(Objective):
Would you repeat the listing exactly but omit every picture?

(Supplied material):

────────

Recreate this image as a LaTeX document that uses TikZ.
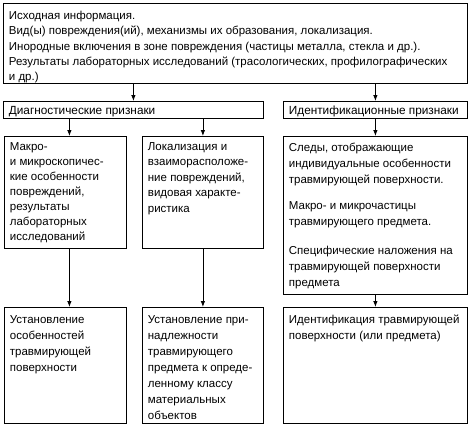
\documentclass[tikz,border=0pt]{standalone}
\usepackage{fontspec}
\setmainfont{Liberation Sans}
\usepackage{tikz}
\usetikzlibrary{arrows.meta,positioning}
\newcommand{\celltext}[4][13pt]{\parbox[t][#3][t]{\dimexpr#2-11pt\relax}{\raggedright\rule{0pt}{#1}#4}}

\begin{document}
\begin{tikzpicture}[
  x=1pt,y=1pt,
  >=Latex,
  cell/.style={draw=black,line width=0.8pt,inner xsep=5.5pt,inner ysep=0pt,anchor=north west,
               font=\fontsize{11.5}{15.5}\selectfont},
  head/.style={cell,font=\fontsize{11.8}{15.5}\selectfont},
  flow/.style={line width=0.8pt,-{Latex[length=6pt,width=4.5pt]}}
]
  \useasboundingbox (0,0) rectangle (474,-426);

  % source data
  \node[cell,font=\fontsize{11.5}{15.3}\selectfont] (src) at (3,-3) {\celltext[16pt]{464pt}{80pt}{Исходная информация.\\
    Вид(ы) повреждения(ий), механизмы их образования, локализация.\\
    Инородные~включения~в~зоне~повреждения~(частицы~металла,~стекла~и~др.).\\
    Результаты~лабораторных~исследований~(трасологических,~профилографических\\
    и др.)}};

  % two groups of signs
  \node[head] (diag) at (3,-101) {\celltext{260pt}{16.5pt}{Диагностические признаки}};
  \node[head] (ident) at (283,-101) {\celltext{184pt}{16.5pt}{Идентификационные~признаки}};

  % what is examined
  \node[cell,font=\fontsize{11.5}{15}\selectfont] (macro) at (4,-136) {\celltext[14pt]{122pt}{112pt}{Макро-\\и~микроскопичес-\\кие~особенности\\повреждений,\\результаты\\лабораторных\\исследований}};
  \node[cell] (local) at (142,-136) {\celltext[14pt]{121pt}{112pt}{Локализация~и\\взаиморасположе-\\ние~повреждений,\\видовая~характе-\\ристика}};
  \node[cell,font=\fontsize{11.5}{16}\selectfont] (traces) at (283,-136) {\celltext[15.5pt]{184pt}{158pt}{Следы,~отображающие\\индивидуальные~особенности\\травмирующей~поверхности.\\[10pt]
    Макро-~и~микрочастицы\\травмирующего~предмета.\\[13pt]
    Специфические~наложения~на\\травмирующей~поверхности\\предмета}};

  % results
  \node[cell,font=\fontsize{11.5}{16}\selectfont] (feat) at (4,-307) {\celltext[16pt]{122pt}{116pt}{Установление\\особенностей\\травмирующей\\поверхности}};
  \node[cell,font=\fontsize{11.5}{16}\selectfont] (class) at (142,-307) {\celltext[16pt]{121pt}{116pt}{Установление~при-\\надлежности\\травмирующего\\предмета~к~опреде-\\ленному~классу\\материальных\\объектов}};
  \node[cell,font=\fontsize{11.5}{16}\selectfont] (idres) at (283,-307) {\celltext[16pt]{184pt}{116pt}{Идентификация~травмирующей\\поверхности~(или~предмета)}};

  \draw[flow] (diag.north |- src.south) -- (diag.north);
  \draw[flow] (ident.north |- src.south) -- (ident.north);
  \draw[flow] ([xshift=4pt]macro.north |- diag.south) -- ([xshift=4pt]macro.north);
  \draw[flow] (local.north |- diag.south) -- (local.north);
  \draw[flow] (ident.south) -- (traces.north);
  \draw[flow] ([xshift=4pt]macro.south) -- ([xshift=4pt]feat.north);
  \draw[flow] (local.south) -- (class.north);
  \draw[flow] (traces.south) -- (idres.north);
\end{tikzpicture}
\end{document}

────────

(Output):
Recreate this image as a LaTeX document that uses TikZ.
\documentclass[tikz,border=0pt]{standalone}
\usepackage{fontspec}
\setmainfont{Liberation Sans}
\usepackage{tikz}
\usetikzlibrary{arrows.meta,positioning}
\newcommand{\celltext}[4][13pt]{\parbox[t][#3][t]{\dimexpr#2-11pt\relax}{\raggedright\rule{0pt}{#1}#4}}

\begin{document}
\begin{tikzpicture}[
  x=1pt,y=1pt,
  >=Latex,
  cell/.style={draw=black,line width=0.8pt,inner xsep=5.5pt,inner ysep=0pt,anchor=north west,
               font=\fontsize{11.5}{15.5}\selectfont},
  head/.style={cell,font=\fontsize{11.8}{15.5}\selectfont},
  flow/.style={line width=0.8pt,-{Latex[length=6pt,width=4.5pt]}}
]
  \useasboundingbox (0,0) rectangle (474,-426);

  % source data
  \node[cell,font=\fontsize{11.5}{15.3}\selectfont] (src) at (3,-3) {\celltext[16pt]{464pt}{80pt}{Исходная информация.\\
    Вид(ы) повреждения(ий), механизмы их образования, локализация.\\
    Инородные~включения~в~зоне~повреждения~(частицы~металла,~стекла~и~др.).\\
    Результаты~лабораторных~исследований~(трасологических,~профилографических\\
    и др.)}};

  % two groups of signs
  \node[head] (diag) at (3,-101) {\celltext{260pt}{16.5pt}{Диагностические признаки}};
  \node[head] (ident) at (283,-101) {\celltext{184pt}{16.5pt}{Идентификационные~признаки}};

  % what is examined
  \node[cell,font=\fontsize{11.5}{15}\selectfont] (macro) at (4,-136) {\celltext[14pt]{122pt}{112pt}{Макро-\\и~микроскопичес-\\кие~особенности\\повреждений,\\результаты\\лабораторных\\исследований}};
  \node[cell] (local) at (142,-136) {\celltext[14pt]{121pt}{112pt}{Локализация~и\\взаиморасположе-\\ние~повреждений,\\видовая~характе-\\ристика}};
  \node[cell,font=\fontsize{11.5}{16}\selectfont] (traces) at (283,-136) {\celltext[15.5pt]{184pt}{158pt}{Следы,~отображающие\\индивидуальные~особенности\\травмирующей~поверхности.\\[10pt]
    Макро-~и~микрочастицы\\травмирующего~предмета.\\[13pt]
    Специфические~наложения~на\\травмирующей~поверхности\\предмета}};

  % results
  \node[cell,font=\fontsize{11.5}{16}\selectfont] (feat) at (4,-307) {\celltext[16pt]{122pt}{116pt}{Установление\\особенностей\\травмирующей\\поверхности}};
  \node[cell,font=\fontsize{11.5}{16}\selectfont] (class) at (142,-307) {\celltext[16pt]{121pt}{116pt}{Установление~при-\\надлежности\\травмирующего\\предмета~к~опреде-\\ленному~классу\\материальных\\объектов}};
  \node[cell,font=\fontsize{11.5}{16}\selectfont] (idres) at (283,-307) {\celltext[16pt]{184pt}{116pt}{Идентификация~травмирующей\\поверхности~(или~предмета)}};

  \draw[flow] (diag.north |- src.south) -- (diag.north);
  \draw[flow] (ident.north |- src.south) -- (ident.north);
  \draw[flow] ([xshift=4pt]macro.north |- diag.south) -- ([xshift=4pt]macro.north);
  \draw[flow] (local.north |- diag.south) -- (local.north);
  \draw[flow] (ident.south) -- (traces.north);
  \draw[flow] ([xshift=4pt]macro.south) -- ([xshift=4pt]feat.north);
  \draw[flow] (local.south) -- (class.north);
  \draw[flow] (traces.south) -- (idres.north);
\end{tikzpicture}
\end{document}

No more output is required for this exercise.